>> start

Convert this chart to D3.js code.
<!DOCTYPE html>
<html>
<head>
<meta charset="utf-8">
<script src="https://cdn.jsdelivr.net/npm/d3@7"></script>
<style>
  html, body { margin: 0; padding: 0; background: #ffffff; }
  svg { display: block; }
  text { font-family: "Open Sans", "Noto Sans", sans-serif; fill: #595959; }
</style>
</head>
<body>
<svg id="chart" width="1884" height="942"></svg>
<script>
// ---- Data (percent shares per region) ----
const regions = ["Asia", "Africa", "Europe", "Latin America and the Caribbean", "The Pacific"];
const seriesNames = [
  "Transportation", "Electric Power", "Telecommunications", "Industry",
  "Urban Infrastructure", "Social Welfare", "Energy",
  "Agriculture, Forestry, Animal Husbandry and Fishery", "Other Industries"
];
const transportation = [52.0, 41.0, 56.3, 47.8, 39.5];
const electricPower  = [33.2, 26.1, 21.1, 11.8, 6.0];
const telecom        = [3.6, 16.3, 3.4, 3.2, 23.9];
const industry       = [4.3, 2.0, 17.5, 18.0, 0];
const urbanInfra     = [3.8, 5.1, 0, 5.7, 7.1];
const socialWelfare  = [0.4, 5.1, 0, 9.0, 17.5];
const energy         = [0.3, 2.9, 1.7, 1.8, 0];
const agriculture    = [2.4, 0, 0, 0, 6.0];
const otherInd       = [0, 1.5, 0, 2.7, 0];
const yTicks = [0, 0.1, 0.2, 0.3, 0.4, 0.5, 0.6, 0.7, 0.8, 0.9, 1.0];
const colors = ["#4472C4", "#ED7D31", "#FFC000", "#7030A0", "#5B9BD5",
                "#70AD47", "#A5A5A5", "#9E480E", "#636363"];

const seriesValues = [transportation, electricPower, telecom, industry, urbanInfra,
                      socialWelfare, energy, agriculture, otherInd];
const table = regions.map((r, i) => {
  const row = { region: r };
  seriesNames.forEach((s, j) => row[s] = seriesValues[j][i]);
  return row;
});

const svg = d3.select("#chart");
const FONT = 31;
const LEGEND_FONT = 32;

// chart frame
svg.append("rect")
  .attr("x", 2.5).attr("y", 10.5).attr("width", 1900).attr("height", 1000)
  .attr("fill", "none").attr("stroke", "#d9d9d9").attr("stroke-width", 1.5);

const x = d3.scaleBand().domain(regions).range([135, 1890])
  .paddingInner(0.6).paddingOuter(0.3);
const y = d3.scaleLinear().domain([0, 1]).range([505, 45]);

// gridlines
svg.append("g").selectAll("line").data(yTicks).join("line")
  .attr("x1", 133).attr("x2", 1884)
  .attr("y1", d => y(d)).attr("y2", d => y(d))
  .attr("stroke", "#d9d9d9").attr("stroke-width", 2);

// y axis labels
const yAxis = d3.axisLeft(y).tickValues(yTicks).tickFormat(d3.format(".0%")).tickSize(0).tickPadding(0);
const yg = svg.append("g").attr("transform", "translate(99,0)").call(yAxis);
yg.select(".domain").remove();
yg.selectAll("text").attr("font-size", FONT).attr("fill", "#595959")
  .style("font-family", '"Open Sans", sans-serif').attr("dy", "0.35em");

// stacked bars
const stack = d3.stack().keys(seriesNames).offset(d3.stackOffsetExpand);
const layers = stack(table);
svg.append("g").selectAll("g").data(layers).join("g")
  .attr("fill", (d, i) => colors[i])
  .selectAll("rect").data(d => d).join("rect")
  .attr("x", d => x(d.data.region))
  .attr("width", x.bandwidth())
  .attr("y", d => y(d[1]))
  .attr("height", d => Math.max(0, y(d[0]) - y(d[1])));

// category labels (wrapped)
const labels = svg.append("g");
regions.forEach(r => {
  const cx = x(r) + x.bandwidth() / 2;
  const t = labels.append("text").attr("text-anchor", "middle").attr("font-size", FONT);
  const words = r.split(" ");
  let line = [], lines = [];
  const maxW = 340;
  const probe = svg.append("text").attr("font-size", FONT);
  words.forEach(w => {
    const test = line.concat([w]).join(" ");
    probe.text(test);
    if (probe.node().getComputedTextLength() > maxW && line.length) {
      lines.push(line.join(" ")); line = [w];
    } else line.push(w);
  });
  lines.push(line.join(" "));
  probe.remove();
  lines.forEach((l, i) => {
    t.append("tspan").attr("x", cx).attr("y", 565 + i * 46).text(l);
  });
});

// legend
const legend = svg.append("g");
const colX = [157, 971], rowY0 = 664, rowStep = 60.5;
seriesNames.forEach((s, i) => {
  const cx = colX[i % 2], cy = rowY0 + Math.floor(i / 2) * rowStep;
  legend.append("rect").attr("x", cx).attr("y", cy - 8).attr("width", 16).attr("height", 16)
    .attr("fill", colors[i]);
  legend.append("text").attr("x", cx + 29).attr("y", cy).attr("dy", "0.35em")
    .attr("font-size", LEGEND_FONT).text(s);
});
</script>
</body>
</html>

>> end

Each line of the listing should be echoed back exactly.

■ Answer in full ■
Convert this chart to D3.js code.
<!DOCTYPE html>
<html>
<head>
<meta charset="utf-8">
<script src="https://cdn.jsdelivr.net/npm/d3@7"></script>
<style>
  html, body { margin: 0; padding: 0; background: #ffffff; }
  svg { display: block; }
  text { font-family: "Open Sans", "Noto Sans", sans-serif; fill: #595959; }
</style>
</head>
<body>
<svg id="chart" width="1884" height="942"></svg>
<script>
// ---- Data (percent shares per region) ----
const regions = ["Asia", "Africa", "Europe", "Latin America and the Caribbean", "The Pacific"];
const seriesNames = [
  "Transportation", "Electric Power", "Telecommunications", "Industry",
  "Urban Infrastructure", "Social Welfare", "Energy",
  "Agriculture, Forestry, Animal Husbandry and Fishery", "Other Industries"
];
const transportation = [52.0, 41.0, 56.3, 47.8, 39.5];
const electricPower  = [33.2, 26.1, 21.1, 11.8, 6.0];
const telecom        = [3.6, 16.3, 3.4, 3.2, 23.9];
const industry       = [4.3, 2.0, 17.5, 18.0, 0];
const urbanInfra     = [3.8, 5.1, 0, 5.7, 7.1];
const socialWelfare  = [0.4, 5.1, 0, 9.0, 17.5];
const energy         = [0.3, 2.9, 1.7, 1.8, 0];
const agriculture    = [2.4, 0, 0, 0, 6.0];
const otherInd       = [0, 1.5, 0, 2.7, 0];
const yTicks = [0, 0.1, 0.2, 0.3, 0.4, 0.5, 0.6, 0.7, 0.8, 0.9, 1.0];
const colors = ["#4472C4", "#ED7D31", "#FFC000", "#7030A0", "#5B9BD5",
                "#70AD47", "#A5A5A5", "#9E480E", "#636363"];

const seriesValues = [transportation, electricPower, telecom, industry, urbanInfra,
                      socialWelfare, energy, agriculture, otherInd];
const table = regions.map((r, i) => {
  const row = { region: r };
  seriesNames.forEach((s, j) => row[s] = seriesValues[j][i]);
  return row;
});

const svg = d3.select("#chart");
const FONT = 31;
const LEGEND_FONT = 32;

// chart frame
svg.append("rect")
  .attr("x", 2.5).attr("y", 10.5).attr("width", 1900).attr("height", 1000)
  .attr("fill", "none").attr("stroke", "#d9d9d9").attr("stroke-width", 1.5);

const x = d3.scaleBand().domain(regions).range([135, 1890])
  .paddingInner(0.6).paddingOuter(0.3);
const y = d3.scaleLinear().domain([0, 1]).range([505, 45]);

// gridlines
svg.append("g").selectAll("line").data(yTicks).join("line")
  .attr("x1", 133).attr("x2", 1884)
  .attr("y1", d => y(d)).attr("y2", d => y(d))
  .attr("stroke", "#d9d9d9").attr("stroke-width", 2);

// y axis labels
const yAxis = d3.axisLeft(y).tickValues(yTicks).tickFormat(d3.format(".0%")).tickSize(0).tickPadding(0);
const yg = svg.append("g").attr("transform", "translate(99,0)").call(yAxis);
yg.select(".domain").remove();
yg.selectAll("text").attr("font-size", FONT).attr("fill", "#595959")
  .style("font-family", '"Open Sans", sans-serif').attr("dy", "0.35em");

// stacked bars
const stack = d3.stack().keys(seriesNames).offset(d3.stackOffsetExpand);
const layers = stack(table);
svg.append("g").selectAll("g").data(layers).join("g")
  .attr("fill", (d, i) => colors[i])
  .selectAll("rect").data(d => d).join("rect")
  .attr("x", d => x(d.data.region))
  .attr("width", x.bandwidth())
  .attr("y", d => y(d[1]))
  .attr("height", d => Math.max(0, y(d[0]) - y(d[1])));

// category labels (wrapped)
const labels = svg.append("g");
regions.forEach(r => {
  const cx = x(r) + x.bandwidth() / 2;
  const t = labels.append("text").attr("text-anchor", "middle").attr("font-size", FONT);
  const words = r.split(" ");
  let line = [], lines = [];
  const maxW = 340;
  const probe = svg.append("text").attr("font-size", FONT);
  words.forEach(w => {
    const test = line.concat([w]).join(" ");
    probe.text(test);
    if (probe.node().getComputedTextLength() > maxW && line.length) {
      lines.push(line.join(" ")); line = [w];
    } else line.push(w);
  });
  lines.push(line.join(" "));
  probe.remove();
  lines.forEach((l, i) => {
    t.append("tspan").attr("x", cx).attr("y", 565 + i * 46).text(l);
  });
});

// legend
const legend = svg.append("g");
const colX = [157, 971], rowY0 = 664, rowStep = 60.5;
seriesNames.forEach((s, i) => {
  const cx = colX[i % 2], cy = rowY0 + Math.floor(i / 2) * rowStep;
  legend.append("rect").attr("x", cx).attr("y", cy - 8).attr("width", 16).attr("height", 16)
    .attr("fill", colors[i]);
  legend.append("text").attr("x", cx + 29).attr("y", cy).attr("dy", "0.35em")
    .attr("font-size", LEGEND_FONT).text(s);
});
</script>
</body>
</html>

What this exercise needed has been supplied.